The paper “Big-Push Theory Impact on Nigerian Economy” by Erhunse Confidence explores the implications of the Big-Push theory on the economic development of Nigeria. The Big Push theory, originated by Paul Rosenstein-Rodan in 1943, argues that underdeveloped countries require large-scale investments to overcome the problems of backwardness and stimulate economic development. The theory points out three main indivisibilities that necessitate a big push: indivisibility in the production function, demand, and supply of savings. These indivisibilities increase returns or economies of scale and require substantial investments in various industries and social overhead capital, such as power, transport, or communications, to achieve industrialization.

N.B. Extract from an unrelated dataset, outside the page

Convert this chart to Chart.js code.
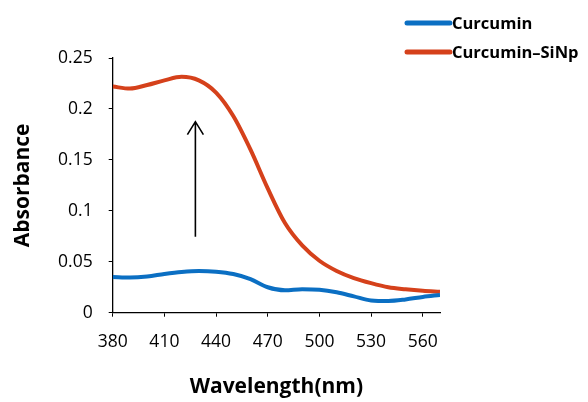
<!DOCTYPE html>
<html>
<head>
<meta charset="utf-8">
<script src="https://cdn.jsdelivr.net/npm/chart.js@4"></script>
<style>
    html, body { margin: 0; padding: 0; background: #fff; }
    #wrap { width: 588px; height: 402px; }
</style>
</head>
<body>
<div id="wrap"><canvas id="chart"></canvas></div>
<script>
// данные с графика
const wavelengths = [380, 390, 400, 410, 420, 430, 440, 450, 460, 470, 480, 490, 500, 510, 520, 530, 540, 550, 560, 570];
const curcumin = [0.035, 0.0345, 0.0355, 0.038, 0.040, 0.041, 0.0403, 0.038, 0.033, 0.025, 0.022, 0.023, 0.0225, 0.020, 0.016, 0.012, 0.0115, 0.013, 0.0155, 0.0175];
const curcuminSiNp = [0.222, 0.220, 0.2235, 0.228, 0.2315, 0.228, 0.216, 0.193, 0.160, 0.122, 0.088, 0.066, 0.051, 0.041, 0.034, 0.029, 0.025, 0.023, 0.0215, 0.0205];
const seriesNames = ['Curcumin', 'Curcumin\u2013SiNp'];
const xTicks = [380, 410, 440, 470, 500, 530, 560];
const yTicks = [0, 0.05, 0.1, 0.15, 0.2, 0.25];
const yLabels = ['0', '0.05', '0.1', '0.15', '0.2', '0.25'];
// стрелка: от (x, y0) до (x, y1)
const arrowX = 428;
const arrowFrom = 0.0746;
const arrowTo = 0.1875;

const FONT = "'Open Sans', sans-serif";

function toPoints(ys) {
    return wavelengths.map((x, i) => ({ x: x, y: ys[i] }));
}

// легенда и стрелка рисуются вручную
const extras = {
    id: 'extras',
    afterDraw(chart) {
        const ctx = chart.ctx;
        const xs = chart.scales.x;
        const ys = chart.scales.y;
        // стрелка
        const ax = xs.getPixelForValue(arrowX);
        const ay0 = ys.getPixelForValue(arrowFrom);
        const ay1 = ys.getPixelForValue(arrowTo);
        ctx.save();
        ctx.strokeStyle = '#000';
        ctx.lineWidth = 1.6;
        ctx.beginPath();
        ctx.moveTo(ax, ay0);
        ctx.lineTo(ax, ay1);
        ctx.moveTo(ax - 8, ay1 + 13);
        ctx.lineTo(ax, ay1);
        ctx.lineTo(ax + 8, ay1 + 13);
        ctx.stroke();
        // легенда
        ctx.font = 'bold 16.5px ' + FONT;
        ctx.textBaseline = 'middle';
        ctx.fillStyle = '#000';
        chart.data.datasets.forEach((ds, i) => {
            const y = 23 + i * 29;
            ctx.strokeStyle = ds.borderColor;
            ctx.lineWidth = 5;
            ctx.lineCap = 'round';
            ctx.beginPath();
            ctx.moveTo(407, y);
            ctx.lineTo(450, y);
            ctx.stroke();
            ctx.fillText(ds.label, 452, y + 1);
        });
        ctx.restore();
    }
};

const config = {
    type: 'line',
    data: {
        datasets: [
            {
                label: seriesNames[0],
                data: toPoints(curcumin),
                borderColor: '#0b6fc3',
                borderWidth: 4,
                pointRadius: 0,
                tension: 0.4,
                cubicInterpolationMode: 'monotone'
            },
            {
                label: seriesNames[1],
                data: toPoints(curcuminSiNp),
                borderColor: '#d5411b',
                borderWidth: 4,
                pointRadius: 0,
                tension: 0.4,
                cubicInterpolationMode: 'monotone'
            }
        ]
    },
    options: {
        responsive: true,
        maintainAspectRatio: false,
        animation: false,
        layout: { padding: { left: 0, right: 148, top: 58, bottom: 0 } },
        plugins: {
            legend: { display: false },
            tooltip: { enabled: false }
        },
        scales: {
            x: {
                type: 'linear',
                min: 380,
                max: 570,
                afterBuildTicks: s => { s.ticks = xTicks.map(v => ({ value: v })); },
                afterFit: s => { s.height = 89.3; },
                ticks: { color: '#000', font: { family: FONT, size: 17.5 }, padding: 15, maxRotation: 0 },
                grid: { drawOnChartArea: false, tickLength: 4, color: '#000' },
                border: { color: '#000', width: 1.3 },
                title: {
                    display: true,
                    text: 'Wavelength(nm)',
                    color: '#000',
                    font: { family: FONT, size: 21, weight: 'bold' },
                    padding: { top: 0, bottom: 2 }
                }
            },
            y: {
                min: 0,
                max: 0.25,
                afterBuildTicks: s => { s.ticks = yTicks.map(v => ({ value: v })); },
                afterFit: s => { s.width = 112.7; },
                ticks: {
                    color: '#000',
                    font: { family: FONT, size: 17.5 },
                    padding: 16,
                    callback: (v) => yLabels[yTicks.findIndex(t => Math.abs(t - v) < 1e-9)]
                },
                grid: { drawOnChartArea: false, tickLength: 4, color: '#000' },
                border: { color: '#000', width: 1.3 },
                title: {
                    display: true,
                    text: 'Absorbance',
                    color: '#000',
                    font: { family: FONT, size: 21, weight: 'bold' },
                    padding: { top: 10, bottom: 0 }
                }
            }
        }
    },
    plugins: [extras]
};

new Chart(document.getElementById('chart'), config);
</script>
</body>
</html>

The paper highlights the importance of a comprehensive approach to investment, as partial or piecemeal efforts will not yield significant growth and may result in resource dissipation. The theory suggests that a country like Nigeria should simultaneously establish multiple industries to expand markets for industrial goods. This approach would encourage workers in different industries to become consumers of each other’s goods, leading to increased demand and economic development.

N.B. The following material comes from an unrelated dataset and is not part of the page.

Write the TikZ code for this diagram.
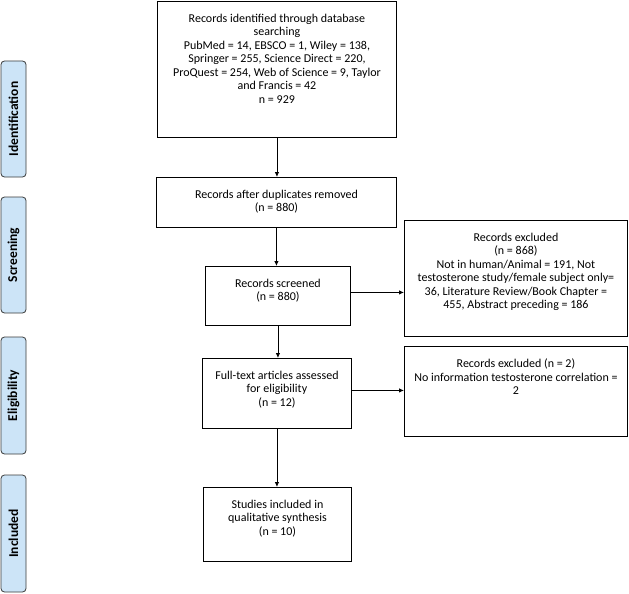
\documentclass[tikz,border=0pt]{standalone}
\usepackage{fontspec}
\setmainfont{Carlito}
\usetikzlibrary{arrows.meta}
\definecolor{sidefill}{HTML}{CCE4F7}
\definecolor{sidedraw}{HTML}{3A3A3A}
\newcommand{\bxt}[3]{\parbox[c][#2][t]{#1}{\vspace*{12.5pt}\centering #3\par}}
\begin{document}
\begin{tikzpicture}[x=1pt,y=-1pt,
  mainbox/.style={draw=black, line width=0.9pt, inner sep=0pt, anchor=north west,
    font=\fontsize{12}{13.5}\selectfont},
  sidebox/.style={draw=sidedraw, fill=sidefill, line width=0.8pt, rounded corners=3.5pt,
    rotate=90, minimum height=25pt, inner sep=0pt,
    font=\bfseries\fontsize{13.5}{15}\selectfont},
  arr/.style={draw=black, line width=0.8pt, -{Latex[length=5pt,width=4.5pt]}}]
\useasboundingbox (0,0) rectangle (629,594);
% side labels
\node[sidebox, minimum width=116pt] (sid) at (13.5,119) {Identification};
\node[sidebox, minimum width=116pt] (ssc) at (13.5,255) {Screening};
\node[sidebox, minimum width=117pt] (sel) at (13.5,395.5) {Eligibility};
\node[sidebox, minimum width=117pt] (sin) at (13.5,533.5) {Included};
% main boxes
\node[mainbox] (top) at (157,1) {\bxt{239pt}{136pt}{Records identified through database\\ searching\\ PubMed = 14, EBSCO = 1, Wiley = 138,\\ Springer = 255, Science Direct = 220,\\ ProQuest = 254, Web of Science = 9, Taylor\\ and Francis = 42\\ n = 929}};
\node[mainbox] (dup) at (156,177) {\bxt{240pt}{50pt}{Records after duplicates removed\\ (n = 880)}};
\node[mainbox] (scr) at (205,266) {\bxt{145pt}{59pt}{Records screened\\ (n = 880)}};
\node[mainbox] (ex1) at (404,220) {\bxt{223pt}{116pt}{Records excluded\\ (n = 868)\\ Not in human/Animal = 191, Not\\ testosterone study/female subject only=\\ 36, Literature Review/Book Chapter =\\ 455, Abstract preceding = 186}};
\node[mainbox] (ex2) at (404,346) {\bxt{223pt}{90pt}{Records excluded (n = 2)\\ No information testosterone correlation =\\ 2}};
\node[mainbox] (ft) at (202,358) {\bxt{149pt}{70pt}{Full-text articles assessed\\ for eligibility\\ (n = 12)}};
\node[mainbox] (st) at (203,487) {\bxt{148pt}{74pt}{Studies included in\\ qualitative synthesis\\ (n = 10)}};
% connectors
\draw[arr] (top.south) -- (top.south |- dup.north);
\draw[arr] (dup.south) -- (dup.south |- scr.north);
\draw[arr] (scr.south) -- (scr.south |- ft.north);
\draw[arr] (ft.south) -- (ft.south |- st.north);
\draw[arr] ([yshift=3.5pt]scr.east) -- ([yshift=3.5pt]scr.east -| ex1.west);
\draw[arr] ([yshift=3pt]ft.east) -- ([yshift=3pt]ft.east -| ex2.west);
\end{tikzpicture}
\end{document}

However, the paper also points out potential challenges in implementing the big-push strategy in Nigeria. Difficulties may arise in executing various projects according to a planned timetable and coordinating different implementing agencies.

Excerpt:

Big-Push Theory Impact on Nigerian Economy

INTRODUCTION

If the need for a Big Push to survive in an economy that is open to international trade and capital movements, or if openness to trade and capital movements is sufficient to overcome all poverty traps, these questions have daunted development economics since its inception (Jones, 2002). The theory of the big push asserts that underdeveloped countries require large amounts of investments to come out of the problem of backwardness and launch policies for economic development. The logic behind this theory is that a programme of “bit-by-bit” investment will not have much impact on the process of growth and will only lead to a dissipation of resources. Policies designed to encourage the development of the Nigerian economy will need to be guided by the big-push theory.